Abstract art: Wither and magical realism
Wither’s a curious little game. It’s an RPG Maker title and it runs about thirty minutes (less for me. At some point I turned into an adventure game savant), and yet there’s so much to say about it. In a lot of ways, it’s the perfect microcosm of the modern independent game’s narrative.
By this I mean, you should go play the game here. Or maybe you’ve already played it. In either case, playing the game first is a good idea. It’s free, it takes thirty minutes, and it can run on your Windows computer.
Okay. We’re back. Good. Because I’ve got a lot to work through.
Wither, as you now know, is a game about death, about suicide. It’s telling a very mature story through styling that reminds you of retro games, and it reminds me a lot of To the Moon in this regard. The difference is structural, and that’s where Wither becomes emblematic of indie narrative games as a whole: it relies perpetually on mystery. We’re talking about the games where reviewers like I exhort you to read nothing about them before you play, because once you do there will be nothing there.
In terms of telling a story, there’s a number of different ways you can keep a reader entertained. You can deliver great mechanical elements (in terms of fiction, the craft of writing, while in terms of games, the “gameplay” itself). You can deliver moment after moment that the player will remember; this has been rechristened the “Saints Row 3 approach”, because it is a game you principally play to jump out of an airplane, then jump back into it, shoot six men in three seconds inside, and then catch your love interest. You can build suspense, by playing off the reader not knowing what’s going to happen. You can appeal to emotion, to reason, to some physical response to win the reader’s sympathy. Or you can do what Wither does and make everything as mysterious as possible.
Most games try to do the first and at least one of the latter. Take a sympathetic character and place them in a suspenseful situation, or take a suspenseful situation and blow shit up around it; by casting a wide net like that, you make more people interested in your story. Wither, and independent narrative games on the whole, tend to focus on just one aspect: the mystery. Things happen for no reason. Weird things occur just around the fringes of your eyes, so that you’re never quite sure, never quite settled into the story being told. They are video game magical realism.
There’s good reason for mystery: it’s evocative. When there are questions left unanswered, questions not even stated, then we feel compelled to keep playing because we want to know what’s going on. But, in general, our curiosity isn’t being sated: weird things keep happening, abstract things, and we’re told to draw conclusions from these actions. I mean, Wither enraptured me from the start, which has to be saying something about the game. Its story is compelling but, when you get to the end with so few points resolved, it begins to feel cheap.
Here’s where I make a point that I really did like the game. It’s successful, because it does its job well enough to make me think about these issues. Its story kept me engaged long enough to think it through, as opposed to the legion of other independent games that have drawn from the trough invented by Braid and followed up here. Tell a story deeply about something and then obscure it in the mists of metaphor.

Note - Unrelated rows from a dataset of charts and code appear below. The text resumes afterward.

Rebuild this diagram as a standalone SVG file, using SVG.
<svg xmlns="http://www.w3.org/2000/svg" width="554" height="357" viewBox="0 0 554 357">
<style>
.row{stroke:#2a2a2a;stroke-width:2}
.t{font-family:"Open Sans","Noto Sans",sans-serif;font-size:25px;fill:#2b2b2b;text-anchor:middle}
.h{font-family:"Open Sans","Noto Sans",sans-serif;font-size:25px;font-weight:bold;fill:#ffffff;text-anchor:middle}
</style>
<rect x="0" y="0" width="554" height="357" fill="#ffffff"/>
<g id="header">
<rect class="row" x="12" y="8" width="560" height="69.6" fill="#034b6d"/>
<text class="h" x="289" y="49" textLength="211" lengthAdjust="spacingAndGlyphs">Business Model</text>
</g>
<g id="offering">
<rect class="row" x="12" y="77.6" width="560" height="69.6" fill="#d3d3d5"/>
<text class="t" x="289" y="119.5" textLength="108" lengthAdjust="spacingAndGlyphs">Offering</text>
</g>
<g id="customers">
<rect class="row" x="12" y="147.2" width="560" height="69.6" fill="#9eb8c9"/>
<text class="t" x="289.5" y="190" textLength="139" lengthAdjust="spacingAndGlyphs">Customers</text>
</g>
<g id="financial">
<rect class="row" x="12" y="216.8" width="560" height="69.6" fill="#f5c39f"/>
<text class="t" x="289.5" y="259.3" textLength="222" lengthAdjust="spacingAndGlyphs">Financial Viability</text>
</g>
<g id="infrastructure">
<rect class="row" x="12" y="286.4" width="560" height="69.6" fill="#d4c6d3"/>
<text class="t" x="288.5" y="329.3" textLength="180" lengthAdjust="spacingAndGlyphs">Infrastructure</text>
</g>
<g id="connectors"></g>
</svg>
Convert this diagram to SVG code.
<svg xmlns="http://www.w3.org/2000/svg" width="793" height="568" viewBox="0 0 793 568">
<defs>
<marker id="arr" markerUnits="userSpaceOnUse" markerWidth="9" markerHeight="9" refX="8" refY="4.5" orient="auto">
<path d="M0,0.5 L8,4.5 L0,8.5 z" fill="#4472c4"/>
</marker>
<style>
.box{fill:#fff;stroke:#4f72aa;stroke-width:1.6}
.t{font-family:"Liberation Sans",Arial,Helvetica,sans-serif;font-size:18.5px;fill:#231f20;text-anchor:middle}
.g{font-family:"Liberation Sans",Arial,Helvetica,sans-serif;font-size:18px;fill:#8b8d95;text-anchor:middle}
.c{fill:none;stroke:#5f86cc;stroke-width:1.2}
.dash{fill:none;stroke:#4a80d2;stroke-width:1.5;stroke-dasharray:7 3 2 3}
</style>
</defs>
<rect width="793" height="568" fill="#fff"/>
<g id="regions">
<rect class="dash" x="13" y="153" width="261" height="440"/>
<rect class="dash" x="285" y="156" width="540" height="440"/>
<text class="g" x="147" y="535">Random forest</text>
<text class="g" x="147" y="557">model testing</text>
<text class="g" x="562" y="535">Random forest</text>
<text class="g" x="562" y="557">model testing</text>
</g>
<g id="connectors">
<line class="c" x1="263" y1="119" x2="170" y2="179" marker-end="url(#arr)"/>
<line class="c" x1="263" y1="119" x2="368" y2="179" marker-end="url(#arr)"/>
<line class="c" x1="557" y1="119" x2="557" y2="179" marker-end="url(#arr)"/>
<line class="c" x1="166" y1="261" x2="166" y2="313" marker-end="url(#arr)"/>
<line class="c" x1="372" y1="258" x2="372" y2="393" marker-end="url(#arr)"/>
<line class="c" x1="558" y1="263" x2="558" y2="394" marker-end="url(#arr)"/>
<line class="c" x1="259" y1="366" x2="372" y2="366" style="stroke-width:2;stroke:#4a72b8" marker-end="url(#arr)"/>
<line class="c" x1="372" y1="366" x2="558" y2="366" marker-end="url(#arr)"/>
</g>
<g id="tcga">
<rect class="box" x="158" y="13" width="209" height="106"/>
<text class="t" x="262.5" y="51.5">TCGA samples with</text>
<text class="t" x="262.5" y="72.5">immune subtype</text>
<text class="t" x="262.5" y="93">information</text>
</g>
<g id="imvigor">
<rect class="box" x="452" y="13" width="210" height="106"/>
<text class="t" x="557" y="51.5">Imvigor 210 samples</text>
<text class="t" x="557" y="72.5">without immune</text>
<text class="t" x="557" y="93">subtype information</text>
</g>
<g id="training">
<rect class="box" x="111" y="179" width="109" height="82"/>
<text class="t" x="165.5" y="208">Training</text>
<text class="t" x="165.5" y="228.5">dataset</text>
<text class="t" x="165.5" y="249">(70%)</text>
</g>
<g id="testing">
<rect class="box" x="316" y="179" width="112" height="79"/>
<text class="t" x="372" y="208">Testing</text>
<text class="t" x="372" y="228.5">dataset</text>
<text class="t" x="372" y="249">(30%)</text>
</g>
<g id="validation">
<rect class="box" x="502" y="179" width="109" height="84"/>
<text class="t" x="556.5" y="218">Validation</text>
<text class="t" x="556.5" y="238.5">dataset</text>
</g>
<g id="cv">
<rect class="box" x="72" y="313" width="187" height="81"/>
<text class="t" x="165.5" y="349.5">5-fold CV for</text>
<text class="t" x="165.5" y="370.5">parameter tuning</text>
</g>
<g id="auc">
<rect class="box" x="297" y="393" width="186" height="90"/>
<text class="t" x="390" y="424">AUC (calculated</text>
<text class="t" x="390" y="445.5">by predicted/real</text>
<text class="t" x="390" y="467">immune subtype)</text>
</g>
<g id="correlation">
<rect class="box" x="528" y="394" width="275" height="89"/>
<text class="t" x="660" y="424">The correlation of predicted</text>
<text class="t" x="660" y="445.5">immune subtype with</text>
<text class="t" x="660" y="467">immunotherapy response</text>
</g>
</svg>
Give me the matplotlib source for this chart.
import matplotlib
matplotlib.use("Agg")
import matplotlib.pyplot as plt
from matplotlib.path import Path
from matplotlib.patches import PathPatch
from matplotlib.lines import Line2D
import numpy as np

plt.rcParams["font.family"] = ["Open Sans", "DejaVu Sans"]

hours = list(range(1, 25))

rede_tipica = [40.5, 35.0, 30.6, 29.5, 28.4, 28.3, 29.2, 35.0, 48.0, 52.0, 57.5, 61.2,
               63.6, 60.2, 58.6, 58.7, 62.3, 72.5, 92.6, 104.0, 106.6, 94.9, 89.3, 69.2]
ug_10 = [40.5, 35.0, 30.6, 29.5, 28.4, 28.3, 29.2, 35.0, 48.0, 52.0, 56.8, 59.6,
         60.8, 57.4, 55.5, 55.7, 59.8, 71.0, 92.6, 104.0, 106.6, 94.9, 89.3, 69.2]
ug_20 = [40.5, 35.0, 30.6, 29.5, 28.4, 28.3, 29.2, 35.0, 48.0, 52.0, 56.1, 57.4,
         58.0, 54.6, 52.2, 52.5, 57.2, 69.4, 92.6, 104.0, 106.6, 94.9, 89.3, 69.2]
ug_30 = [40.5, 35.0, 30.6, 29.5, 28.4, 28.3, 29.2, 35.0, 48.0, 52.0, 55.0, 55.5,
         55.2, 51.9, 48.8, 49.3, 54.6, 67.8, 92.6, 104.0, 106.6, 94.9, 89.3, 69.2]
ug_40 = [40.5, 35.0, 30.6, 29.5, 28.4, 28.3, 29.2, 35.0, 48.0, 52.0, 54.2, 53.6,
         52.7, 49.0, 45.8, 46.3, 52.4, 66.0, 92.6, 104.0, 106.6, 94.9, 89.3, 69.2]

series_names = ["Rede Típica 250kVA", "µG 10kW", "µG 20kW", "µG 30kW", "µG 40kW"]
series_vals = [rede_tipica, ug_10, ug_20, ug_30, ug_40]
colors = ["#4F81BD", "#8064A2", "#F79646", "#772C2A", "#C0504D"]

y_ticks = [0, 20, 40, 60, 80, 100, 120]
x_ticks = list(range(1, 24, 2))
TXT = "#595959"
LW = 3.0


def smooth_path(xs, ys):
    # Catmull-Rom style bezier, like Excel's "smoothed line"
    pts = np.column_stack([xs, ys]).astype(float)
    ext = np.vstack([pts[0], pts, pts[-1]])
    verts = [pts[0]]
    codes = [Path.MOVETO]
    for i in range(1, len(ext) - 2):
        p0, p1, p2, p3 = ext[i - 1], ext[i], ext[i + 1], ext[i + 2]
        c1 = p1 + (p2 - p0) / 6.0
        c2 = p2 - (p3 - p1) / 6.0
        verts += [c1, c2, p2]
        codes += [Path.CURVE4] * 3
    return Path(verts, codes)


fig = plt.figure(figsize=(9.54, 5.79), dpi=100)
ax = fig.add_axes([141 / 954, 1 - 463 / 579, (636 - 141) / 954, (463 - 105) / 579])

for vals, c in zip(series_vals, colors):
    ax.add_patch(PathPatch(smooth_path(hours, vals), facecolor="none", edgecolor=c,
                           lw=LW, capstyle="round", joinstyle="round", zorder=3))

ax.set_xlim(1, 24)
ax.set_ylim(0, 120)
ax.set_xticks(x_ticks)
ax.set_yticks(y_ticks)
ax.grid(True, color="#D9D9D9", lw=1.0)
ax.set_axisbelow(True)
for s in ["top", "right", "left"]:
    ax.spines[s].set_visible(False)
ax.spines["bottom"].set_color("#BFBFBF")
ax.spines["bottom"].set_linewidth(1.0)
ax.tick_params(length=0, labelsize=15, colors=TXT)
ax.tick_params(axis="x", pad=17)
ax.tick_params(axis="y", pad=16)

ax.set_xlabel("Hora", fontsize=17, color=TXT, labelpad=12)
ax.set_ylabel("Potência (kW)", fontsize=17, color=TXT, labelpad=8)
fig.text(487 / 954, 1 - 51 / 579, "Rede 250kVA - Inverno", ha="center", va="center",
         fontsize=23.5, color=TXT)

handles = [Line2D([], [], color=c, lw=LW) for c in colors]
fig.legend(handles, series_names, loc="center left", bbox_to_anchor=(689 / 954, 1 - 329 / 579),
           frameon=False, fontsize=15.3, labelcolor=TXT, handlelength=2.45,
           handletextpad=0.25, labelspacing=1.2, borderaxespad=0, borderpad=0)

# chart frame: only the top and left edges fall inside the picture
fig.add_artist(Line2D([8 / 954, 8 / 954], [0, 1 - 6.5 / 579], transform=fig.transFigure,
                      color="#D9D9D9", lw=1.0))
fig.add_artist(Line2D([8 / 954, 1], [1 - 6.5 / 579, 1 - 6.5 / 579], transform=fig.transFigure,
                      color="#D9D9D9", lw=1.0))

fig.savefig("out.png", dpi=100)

I like “mystery” games. There’s definitely a place for ones as good as Wither in the world. But the type of narrative I find more gratifying is the one where it is a simple story well told. Games like Passage and Bastion, neither of which relies heavily on mystery, both connected with me on a deeper, more personal level than abstract wonders like Wither.* Wither entertained me with its mysterious nooks and crannies but, in the end, it didn’t resonate as powerfully because there was no clear, shining moment to resonate with. Every question the game asked was designed to keep you blindly stumbling forward, grasping for answers, and in the end the clarity isn’t there. Its light was hidden underneath a basket, and I couldn’t find enough clarity in it for it to really touch me.
*Yes, I know Passage is abstract graphically, but it’s narrative is not. There’s no room for interpretation; everyone who plays the game will experience the same actions and will build their response to it from the same narrative “soup”: the story of life.